Crimes de guerre en RDC : dix ans de prison pour un ex-rebelle promu général
Un général congolais a été rattrapé par son passé de milicien vendredi à Kinshasa, où la justice l’a condamné à dix ans de prison ferme pour crimes de guerre.
Cette décision de la Haute cour militaire congolaise a été saluée comme une victoire dans la lutte contre l’impunité dont ont bénéficié jusque-là l’immense majorité des auteurs des innombrables atrocités commises pendant les conflits qui ont déchiré la République démocratique du Congo, et tout particulièrement sa partie orientale, depuis 1996.
Le tribunal a reconnu le général Jérôme Kakwavu coupable de viols répétés sur deux mineures, de deux meurtres et d’actes de tortures sur deux autres personnes.
La Haute Cour est allée au-delà des réquisitions du ministère public, qui avait demandé huit ans de servitude pénale contre ce général de brigade, alors que le viol est passible de vingt ans d’emprisonnement en RDC.
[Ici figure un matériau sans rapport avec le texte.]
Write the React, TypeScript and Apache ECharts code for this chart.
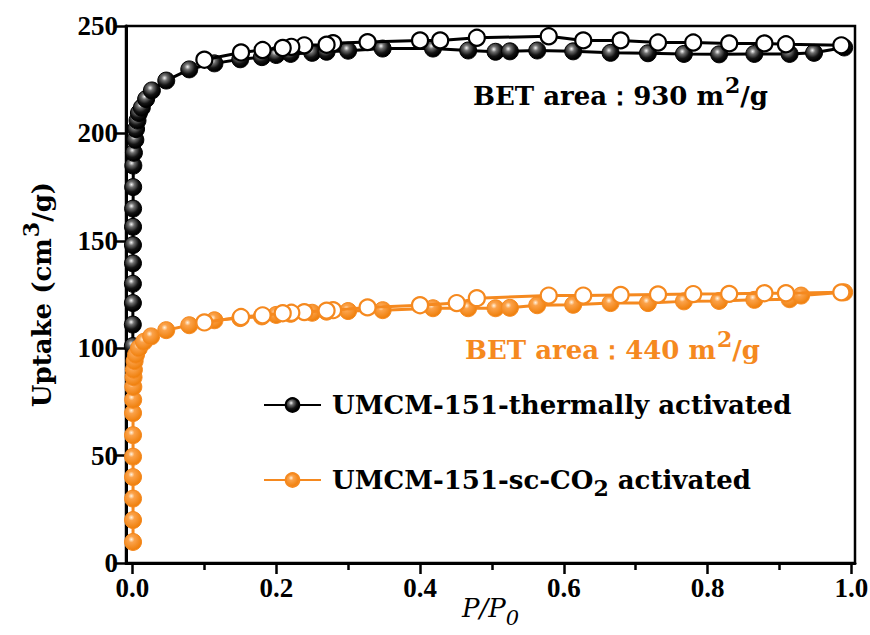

Les faits incriminés remontent à 2003-2004. Jérôme Kakwavu dirigeait alors les Forces armées populaires du Congo (FAPC), l’une des nombreuses milices qui se sont affrontées en Ituri de 1999 à 2007 sur des bases essentiellement ethniques pour le partage des richesses naturelles (l’or notamment) de ce district de l’Est.
Il est le premier général congolais condamné par la justice de son pays pour crimes de guerre depuis le début de la première guerre du Congo (1996-1997). Promu général à l’occasion du ralliement de sa milice au gouvernement en décembre 2004, il avait été arrêté début 2005, à la suite de pressions internationales.
Jérôme Kakwavu, qui avait plaidé non-coupable, est passé par une succession de groupes armés pendant la période noire qui a suivi la chute du dictateur congolais Mobutu Sese Seko en 1997.
Rabatteurs d’adolescentes
Il fonde les FAPC en 2003 après avoir quitté une autre milice combattant en Ituri: l’Union des patriotes congolais (UPC). Se taillant un territoire dans la région d’Aru, près de la frontière avec l’Ouganda, il y crée alors un mini-État.
Le tribunal a conclu qu’il avait fait de l’une des deux plaignantes violées son esclave sexuelle. Notant que l’ancien rebelle avait un "penchant pour les adolescentes" et qu’il avait embauché des rabatteurs pour lui en livrer, la Cour a regretté que "plusieurs autres victimes" n’aient pas osé porter plainte.
Me Charlène Yangazo, avocate du condamné, a indiqué qu’elle étudiait la possibilité d’un recours judiciaire. Avocat des parties civiles, Me Théodore Mukendi a déclaré à l’AFP que le verdict était à ses yeux un "motif de satisfaction pour les victimes".
La justice arrive néanmoins tardivement pour celles qui ont osé porter plainte, mais Dolly Ibefo, directeur exécutif de la Voix des sans-voix (VSV), la principale organisation de défense des droits de l’Homme en RDC, a salué la décision de la Cour.
"Il est vrai que dix ans de prison ne correspondent pas aux [crimes que Jérôme Kakwavu] a commis en Ituri mais nous considérons que c’est un début vers un État de droit", a-t-il dit à l’AFP.
Parlant sous couvert d’anonymat, un responsable de l’ONU à Kinshasa a salué aussi le verdict, y voyant "une victoire dans la lutte contre l’impunité", et exprimant l’"espoir" que cette décision soit "la première d’une série d’autres" qui permettront aux Congolais de "croire en la justice de leur pays".
L’ONU avait demandé en 2009 aux autorités congolaises de livrer le général Kakwavu à la justice. Son procès avait fini par s’ouvrir en 2011. Le conflit en Ituri a été marqué par des atrocités commises par toutes les parties en présence et a fait au moins 60.000 morts, selon diverses ONG.
En août, le chef d’une milice d’Ituri de moindre importance avait été condamné par un tribunal de l’Est à neuf ans de prison pour crimes de guerre. Jusqu’à ces procès, des condamnations pour les crimes commis dans cette zone étaient venus principalement de la Cour pénale internationale, qui a condamné à 12 et 14 ans de prison deux des principaux chefs de guerre ayant pris part au conflit.
La Cour juge actuellement un autre acteur du conflit, Mathieu Ngudjolo Chui, acquitté en première instance, et doit ouvrir en 2015 le procès de Bosco Ntaganda, ancien chef d’état-major de l’UPC.